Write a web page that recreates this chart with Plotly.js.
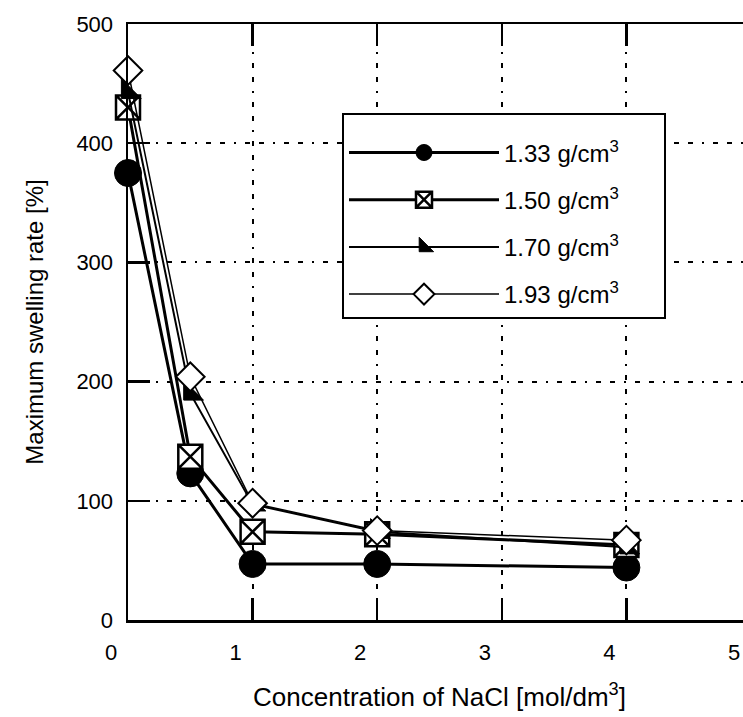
<!DOCTYPE html>
<html>
<head>
<meta charset="utf-8">
<script src="https://cdn.plot.ly/plotly-3.0.1.min.js"></script>
<style>html,body{margin:0;padding:0;background:#fff;overflow:hidden;}</style>
</head>
<body>
<div id="chart" style="width:752px;height:717px;"></div>
<script>
// NaCl concentration [mol/dm3]
const concentration = [0, 0.5, 1, 2, 4];
// Maximum swelling rate [%] per dry density
const rate133 = [375, 123, 47, 47, 44];
const rate150 = [430, 137, 74, 72, 63];
const rate170 = [443, 190, 97, 74, 61];
const rate193 = [461, 204, 98, 75, 67];
const seriesNames = ['1.33 g/cm<sup>3</sup>', '1.50 g/cm<sup>3</sup>', '1.70 g/cm<sup>3</sup>', '1.93 g/cm<sup>3</sup>'];
const xTicks = [0, 1, 2, 3, 4, 5];
const yTicks = [0, 100, 200, 300, 400, 500];

const FONT = 'Liberation Sans, Arial, Helvetica, sans-serif';
const PAD = '&nbsp;&nbsp;&nbsp;&nbsp;&nbsp;&nbsp;';

const traces = [
  {x: concentration, y: rate133, name: seriesNames[0] + PAD, legendgroup: 'a',
   mode: 'lines+markers', cliponaxis: false,
   line: {color: 'black', width: 3},
   marker: {symbol: 'circle', size: 27, color: 'black', line: {color: 'black', width: 1}}},
  {x: concentration, y: rate150, name: seriesNames[1] + PAD, legendgroup: 'b',
   mode: 'lines+markers', cliponaxis: false,
   line: {color: 'black', width: 3},
   marker: {symbol: 'square-x', size: 24, color: 'white', line: {color: 'black', width: 2.5}}},
  {x: concentration, y: rate170, name: seriesNames[2] + PAD, legendgroup: 'c',
   mode: 'lines+markers', cliponaxis: false,
   line: {color: 'black', width: 2},
   marker: {symbol: 'triangle-sw', size: 22, color: 'black', line: {color: 'black', width: 1}}},
  {x: concentration, y: rate193, name: seriesNames[3] + PAD, legendgroup: 'd',
   mode: 'lines+markers', cliponaxis: false,
   line: {color: 'black', width: 1.5},
   marker: {symbol: 'diamond', size: 22, color: 'white', line: {color: 'black', width: 2}}}
];

const gridDash = '5px,9px,5px,9px,2px,9px';

const layout = {
  width: 752, height: 717,
  margin: {l: 128, r: 1, t: 24, b: 97},
  paper_bgcolor: 'white', plot_bgcolor: 'white',
  font: {family: FONT, color: 'black'},
  showlegend: true,
  legend: {
    x: 0.3435, y: 0.851, xanchor: 'left', yanchor: 'top',
    bgcolor: 'white', bordercolor: 'black', borderwidth: 2,
    font: {family: FONT, size: 24, color: 'black'},
    title: {text: '&nbsp;', font: {family: FONT, size: 12, color: 'black'}},
    traceorder: 'grouped', tracegroupgap: 13, itemwidth: 150
  },
  xaxis: {
    range: [0, 5], tickvals: xTicks, ticktext: xTicks.map(String),
    showline: true, linecolor: 'black', linewidth: 2.5, mirror: 'ticks',
    ticks: 'inside', ticklen: 22, tickwidth: 2.5, tickcolor: 'black',
    showgrid: true, gridcolor: 'black', gridwidth: 2, griddash: gridDash,
    zeroline: false, ticklabelshift: -17, ticklabelstandoff: 11,
    tickfont: {family: FONT, size: 22, color: 'black'},
    title: {text: 'Concentration of NaCl [mol/dm<sup>3</sup>]', font: {family: FONT, size: 26, color: 'black'}, standoff: 24}
  },
  yaxis: {
    range: [0, 500], tickvals: yTicks, ticktext: yTicks.map(String),
    showline: true, linecolor: 'black', linewidth: 2.5, mirror: false,
    ticks: 'inside', ticklen: 22, tickwidth: 2.5, tickcolor: 'black',
    showgrid: true, gridcolor: 'black', gridwidth: 2, griddash: gridDash,
    zeroline: false, ticklabelstandoff: 8,
    tickfont: {family: FONT, size: 22, color: 'black'},
    title: {text: 'Maximum swelling rate [%]', font: {family: FONT, size: 24, color: 'black'}, standoff: 26}
  }
};

Plotly.newPlot('chart', traces, layout, {displayModeBar: false, staticPlot: true});
</script>
</body>
</html>
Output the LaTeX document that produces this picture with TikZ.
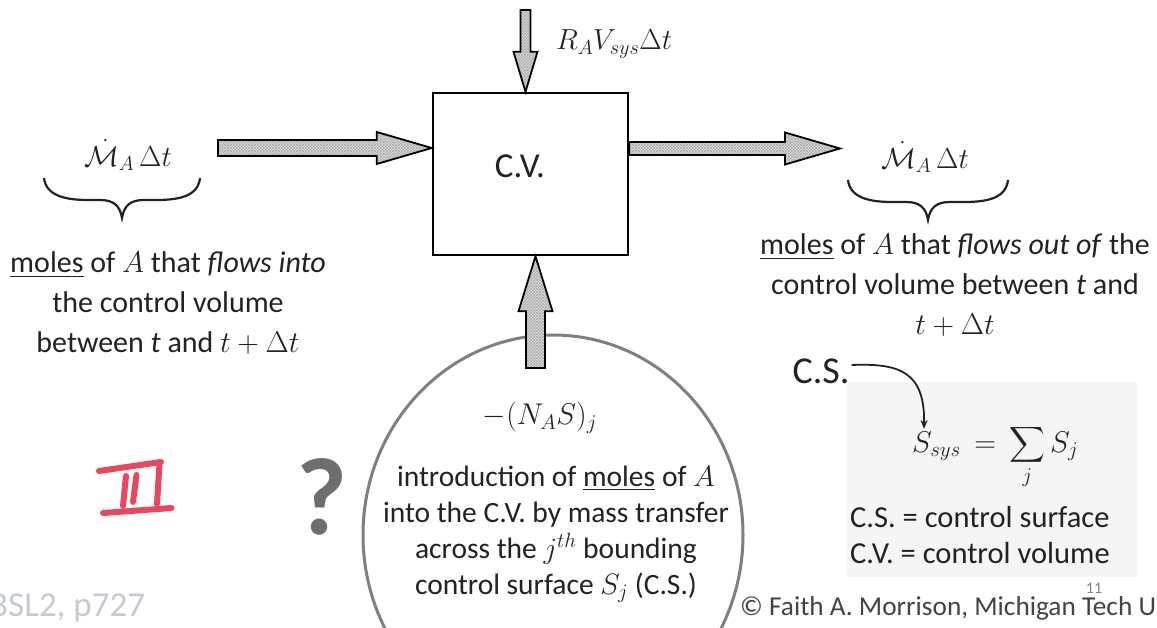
\RequirePackage{fix-cm}
\documentclass[tikz,border=0pt]{standalone}
\usepackage{exscale}
\usepackage{fontspec}
\setmainfont{Carlito}
\usetikzlibrary{patterns,arrows.meta,calc}
\definecolor{txt}{HTML}{222222}
\definecolor{ringgray}{HTML}{7F7F7F}
\definecolor{qgray}{HTML}{6E6E6E}
\definecolor{bslgray}{HTML}{C5CAD0}
\definecolor{redpen}{HTML}{E8475E}
\definecolor{eqbg}{HTML}{F5F5F5}
\newcommand\fs[2]{\fontsize{#1}{#2}\selectfont}
% horizontal block arrow pointing right: tail, tip, shaft half, head half, head length
\newcommand\harrow[5]{\draw[blk] ($(#1)+(0,-#3)$) -- ($(#2)+(-#5,-#3)$) -- ($(#2)+(-#5,-#4)$) -- (#2) -- ($(#2)+(-#5,#4)$) -- ($(#2)+(-#5,#3)$) -- ($(#1)+(0,#3)$) -- cycle;}
% vertical block arrow: tail, tip, shaft half, head half, signed head length (positive = pointing down)
\newcommand\varrow[5]{\draw[blk] ($(#1)+(-#3,0)$) -- ($(#2)+({-#3},{-1*(#5)})$) -- ($(#2)+({-#4},{-1*(#5)})$) -- (#2) -- ($(#2)+(#4,{-1*(#5)})$) -- ($(#2)+(#3,{-1*(#5)})$) -- ($(#1)+(#3,0)$) -- cycle;}
\begin{document}
\begin{tikzpicture}[x=1pt,y=-1pt,
  blk/.style={preaction={fill=gray!28}, preaction={pattern=crosshatch, pattern color=gray!65}, draw=black, line width=1.8pt, line join=miter},
  body/.style={text=txt, font=\fs{30}{40}, align=center, inner sep=0pt},
  mth/.style={text=txt, font=\fs{29}{34}, inner sep=0pt},
  brace/.style={draw=txt, line width=2.2pt},
  pen/.style={draw=redpen, line width=6pt, line cap=round}]
\useasboundingbox (0,0) rectangle (1157,628);
\fill[white] (0,0) rectangle (1157,628);

% faint background behind the equation
\fill[eqbg] (847,382) rectangle (1137,577);

% control volume
\node[draw=black, line width=2.5pt, minimum width=195pt, minimum height=162pt, inner sep=0pt] (cv) at (530.5,174) {};
\node[text=txt, font=\fs{35}{40}, inner sep=0pt] (cvlbl) at (520,166) {C.V.};

% control surface ellipse
\draw[ringgray, line width=3pt] (553,535) ellipse [x radius=190, y radius=200];

% block arrows
\coordinate (inTail) at (218,148);
\coordinate (inTip) at (cv.west |- inTail);
\harrow{inTail}{inTip}{8}{16}{55}
\coordinate (outTail) at (cv.east |- 0,148.5);
\coordinate (outTip) at (840,148.5);
\harrow{outTail}{outTip}{6.5}{16}{55}
\coordinate (topTail) at (525.5,10);
\coordinate (topTip) at (cv.north -| topTail);
\varrow{topTail}{topTip}{5}{12}{40}
\coordinate (botTail) at (535.5,368);
\coordinate (botTip) at (cv.south -| botTail);
\varrow{botTail}{botTip}{9.5}{17}{-55}

% labels of the flows
\node[mth] (inlbl) at (128,155) {$\dot{\mathcal{M}}_A\,\Delta t$};
\node[mth] (outlbl) at (925,157) {$\dot{\mathcal{M}}_A\,\Delta t$};
\node[mth, anchor=west] (rate) at (556,44) {$R_A V_{sys} \Delta t$};

% braces
\draw[brace] (44,178) .. controls (46,196) and (66,200) .. (88,200) -- (100,200)
  .. controls (114,200) and (120,206) .. (122,218)
  .. controls (124,206) and (130,200) .. (144,200) -- (156,200)
  .. controls (180,200) and (198,196) .. (200,178);
\draw[brace] (848,180) .. controls (850,198) and (870,202) .. (892,202) -- (906,202)
  .. controls (920,202) and (926,208) .. (928,220)
  .. controls (930,208) and (936,202) .. (950,202) -- (964,202)
  .. controls (988,202) and (1006,198) .. (1008,180);

% explanatory texts
\node[body] (intext) at (168,303) {\underline{moles} of $A$ that \textit{flows into}\\the control volume\\between \textit{t} and $t+\Delta t$};
\node[body] (outtext) at (955,285) {\underline{moles} of $A$ that \textit{flows out of} the\\control volume between \textit{t} and\\$t+\Delta t$};

% inside ellipse
\node[text=txt, font=\fs{30}{36}, inner sep=0pt] (flux) at (540,418) {$-(N_A S)_j$};
\node[body, font=\fs{29.5}{36}] (fluxtext) at (556,534) {introduction of \underline{moles} of $A$\\into the C.V. by mass transfer\\across the $j^{th}$ bounding\\control surface $S_j$ (C.S.)};

% C.S. pointer and equation
\node[text=txt, font=\fs{38}{40}, inner sep=0pt] (cs) at (821,371) {C.S.};
\node[text=txt, font=\fs{30}{34}, inner sep=0pt, anchor=base west] (ssys) at (912,452) {$S_{sys} \,=\, \displaystyle\sum_j S_j$};
\coordinate (csStart) at ($(cs.east)+(2,-6)$);
\coordinate (csTip) at (924,429);
\draw[txt, line width=1.8pt, -{Stealth[length=9pt,width=7pt]}] (csStart) .. controls (900,363) and (925,372) .. (csTip);

\node[text=txt, font=\fs{30.5}{36}, inner sep=0pt, anchor=west] (defcs) at (850,517) {C.S. = control surface};
\node[text=txt, font=\fs{30.5}{36}, inner sep=0pt, anchor=west] (defcv) at (850,553) {C.V. = control volume};

% footer
\node[text=gray, font=\fs{16}{18}, inner sep=0pt] (pg) at (1094,588) {11};
\node[text=txt!85, font=\fs{27.3}{30}, inner sep=0pt, anchor=west] (copy) at (740,608) {© Faith A. Morrison, Michigan Tech U};
\node[text=bslgray, font=\fs{35}{36}, inner sep=0pt, anchor=west] (bsl) at (-11,608) {BSL2, p727};

% question mark
\node[text=qgray, font=\fs{110}{110}\bfseries, inner sep=0pt] (q) at (322,497) {?};

% red handwritten III
\draw[pen] (99,471) -- (161,462);
\draw[pen] (159.5,464) -- (157,504);
\draw[pen] (126,476) -- (123,506);
\draw[pen] (136.5,475) -- (133,502);
\draw[pen] (103,513) -- (171.5,508);
\end{tikzpicture}
\end{document}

---

● SHORT TASK
Without the pictures, copy the entries from their first line through the line containing "const PAD = '&nbsp;&nbsp;&nbsp;&nbsp;&nbsp;&nbsp;';", and only those lines.

● PROBLEM SOLUTION
Write a web page that recreates this chart with Plotly.js.
<!DOCTYPE html>
<html>
<head>
<meta charset="utf-8">
<script src="https://cdn.plot.ly/plotly-3.0.1.min.js"></script>
<style>html,body{margin:0;padding:0;background:#fff;overflow:hidden;}</style>
</head>
<body>
<div id="chart" style="width:752px;height:717px;"></div>
<script>
// NaCl concentration [mol/dm3]
const concentration = [0, 0.5, 1, 2, 4];
// Maximum swelling rate [%] per dry density
const rate133 = [375, 123, 47, 47, 44];
const rate150 = [430, 137, 74, 72, 63];
const rate170 = [443, 190, 97, 74, 61];
const rate193 = [461, 204, 98, 75, 67];
const seriesNames = ['1.33 g/cm<sup>3</sup>', '1.50 g/cm<sup>3</sup>', '1.70 g/cm<sup>3</sup>', '1.93 g/cm<sup>3</sup>'];
const xTicks = [0, 1, 2, 3, 4, 5];
const yTicks = [0, 100, 200, 300, 400, 500];

const FONT = 'Liberation Sans, Arial, Helvetica, sans-serif';
const PAD = '&nbsp;&nbsp;&nbsp;&nbsp;&nbsp;&nbsp;';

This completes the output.